Squamous cell carcinoma of the breast: clinico-pathologic implications and outcome
K. A. Behranwala, N. Nasiri, N. Abdullah, P. A. Trott and G. P. H. Guif1
Academic Surgery and Pathology Department (Breast Unit), Royal Marsden NHS Trust, London, UK
Aims: Pure squamous cell carcinoma (SCC) of the breast is a rare tumour and little is known about long-term outcome. We report our experience of a consecutive series of patients.
Methods: All patients with SCC treated at our institution between 1970 and 2001 were included. The pathological features, outcome and prognosis were studied.
Results: Eleven patients were identified. The median age was 55 (38–90) years and median follow-up was 62 (3–332) months. Four tumours were T1, three were T2 and three were T3 (one tumour size was unknown).

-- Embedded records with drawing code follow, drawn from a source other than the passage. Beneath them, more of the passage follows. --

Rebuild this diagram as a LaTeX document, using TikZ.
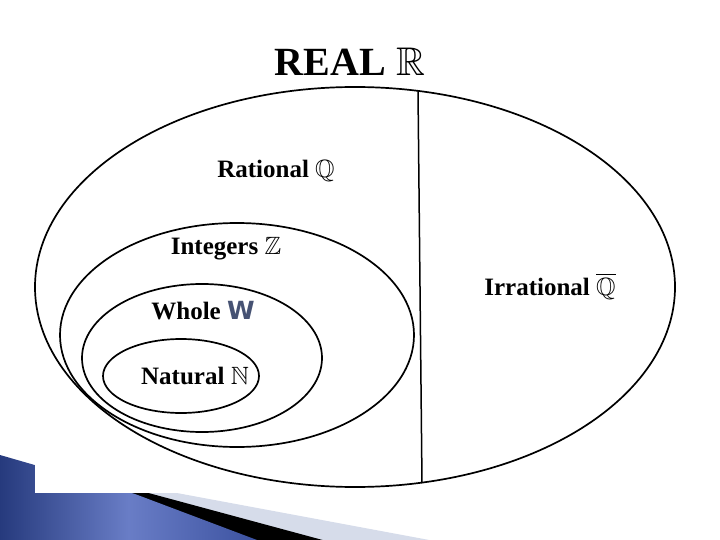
\documentclass[tikz,border=0pt]{standalone}
\usepackage{amssymb}
\usepackage{fontspec}
\setmainfont{Liberation Serif}
\newfontfamily\wfont{DejaVu Sans}
\definecolor{navy}{RGB}{38,58,125}
\definecolor{midblue}{RGB}{105,125,198}
\definecolor{rblue}{RGB}{60,82,160}
\definecolor{lgray}{RGB}{214,220,234}
\definecolor{wcol}{RGB}{70,82,115}
\tikzset{
  setline/.style={line width=1.7pt, black},
  lbl/.style={inner sep=0pt, font=\fontsize{25}{29}\selectfont\bfseries},
}
\begin{document}
\begin{tikzpicture}[x=1pt,y=-1pt]
\useasboundingbox (0,0) rectangle (720,540);
% slide decoration
\fill[lgray] (150,488) -- (440,542) -- (320,542) -- (130,488) -- cycle;
\fill[black] (130,488) -- (330,542) -- (250,542) -- (110,488) -- cycle;
\shade[left color=navy, right color=rblue, middle color=midblue]
  (0,455) -- (135,494) -- (257,540) -- (0,540) -- cycle;
\fill[white] (35,0) rectangle (720,493);
% sets
\draw[setline] (355,287) ellipse [x radius=320, y radius=200];
\draw[setline] (237,335) ellipse [x radius=177, y radius=112];
\draw[setline] (202,358) ellipse [x radius=120, y radius=74];
\draw[setline] (181,376) ellipse [x radius=78, y radius=37];
\coordinate (vtop) at (418,91);
\coordinate (vbot) at (422,483);
\draw[line width=1.5pt] (vtop) -- (vbot);
% labels
\node[inner sep=0pt, font=\fontsize{40}{48}\selectfont\bfseries] (real) at (350,62) {REAL $\mathbb{R}$};
\node[lbl] (rat) at (276,171) {Rational $\mathbb{Q}$};
\node[lbl] (int) at (226,249) {Integers $\mathbb{Z}$};
\node[lbl] (whole) at (203,311) {Whole {\wfont\bfseries\color{wcol}W}};
\node[lbl] (nat) at (195,376) {Natural $\mathbb{N}$};
\node[lbl] (irr) at (550,286) {Irrational $\overline{\mathbb{Q}}$};
\end{tikzpicture}
\end{document}
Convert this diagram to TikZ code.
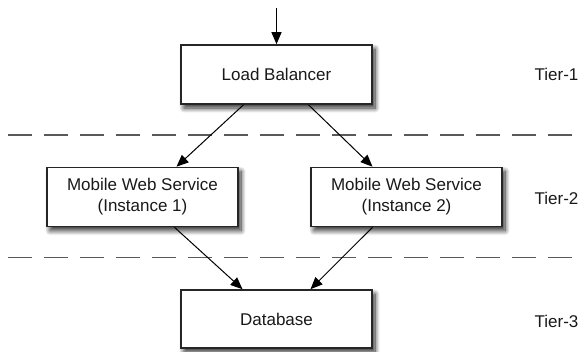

There were seven poorly differentiated and three moderately differentiated SCC. Tumour grade could not be assessed in one patient. Primary treatment was mastectomy in six patients, wide local excision in four patients and radiotherapy in one patient. There was lymph node (LN) involvement in two patients.
Oestrogen receptor status was assessed in seven patients and only one tumour was positive. Adjuvant chemotherapy was given to three patients and five patients received adjuvant radiotherapy. Two patients developed local recurrence at 5 and 12 months and three patients developed distant metastasis at 2, 36 and 306 months. Three patients were treated with chemotherapy at recurrence. Three patients have died of the disease, two are alive with disease and six remain well.
The 2- and 5-year overall survival was 80% (SE=13%) and 67% (SE=16%) respectively. Large tumour size and positive LN status were prognostic indicators of poor outcome.
Conclusion: SCC of the breast adopts an aggressive course with outcome comparable to poorly differentiated breast adenocarcinoma.